Cook replied that he did think the iPhone might be priced too high in India, and he said the company would consider lowering the price: "I recognize that prices are high. We want to do things that lower that over time to the degree that we can."
That is a significant acknowledgement. Apple's mantra has been that the company makes the best products and doesn't want to compete on price. That is how Apple maintains its enormous profit margins. So any notion that Cook may try other strategies that include lowered prices, especially in a market the size of India, would be important.
Previously, Cook only hinted in a vague way, back in January of 2016, that the high price of the iPhone was hurting the device's sales.
While the US price of the iPhone is about $600, currency fluctuations and local taxes increase the price to the equivalent of $931 in Brazil, $784 in India, and $671 in the UK. That makes the iPhone leagues more expensive than Android models whose functionality is similar to that of the iPhone. Here's a comparison chart from Deutsche Bank:
Chandra: It's expensive. Even in dollar terms it's expensive, because you have taxes in India and then you don't necessarily have all the functionality that you would in the US. So you've got an iPhone here which is more expensive than it is in the US, with less functionality than you would have in the US, and in a country where purchasing power is a fraction of what it is in the US.

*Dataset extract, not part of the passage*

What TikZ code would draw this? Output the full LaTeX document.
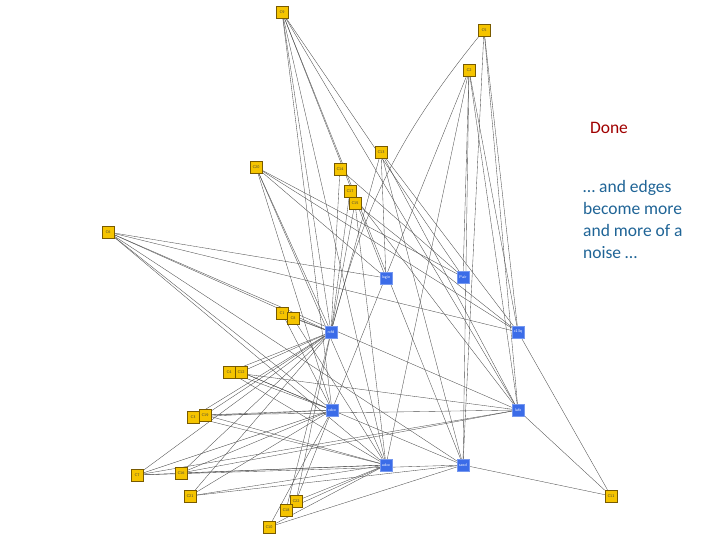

Cook: The challenge there is the duties and the taxes and the sort of compounding of those, it takes a price and it makes it very high. Our profitability in is less in India, materially less. But still I recognise that prices are high. We want to do things that lower that over time to the degree that we can, so we're looking at a number of different things. What we would not do is lower our quality bar.Cook later went on to repeat Apple's historical position, which is: "We're only going to make a product that we think is a great product. And that means we are not going to compete in some of the other price bands." But then he went back and repeated his statement that iPhone prices could come down:
Cook: But I want the consumer in India to be able to buy at a price that looks like the US price. That would be my objective. And I want the user to have all the services.
That statement would suggest that Cook wants to see a twenty-four percent cut to the average price of the iPhone in India.
Clearly, none of this is a cast-iron guarantee that Apple will start competing on price. Cook was playing to an Indian audience, which doesn't want to hear why it's okay that Indians pay a thirty percent premium for their phones compared with Americans.
Nonetheless, it shows that Cook is aware of one of the key problems holding the iPhone back: the smartphone market is no longer growing, and Apple has already fully captured the high end of the market. Yet Apple needs to grow, and it's difficult to see where that growth will come from if a billion people in Asia can't afford the product.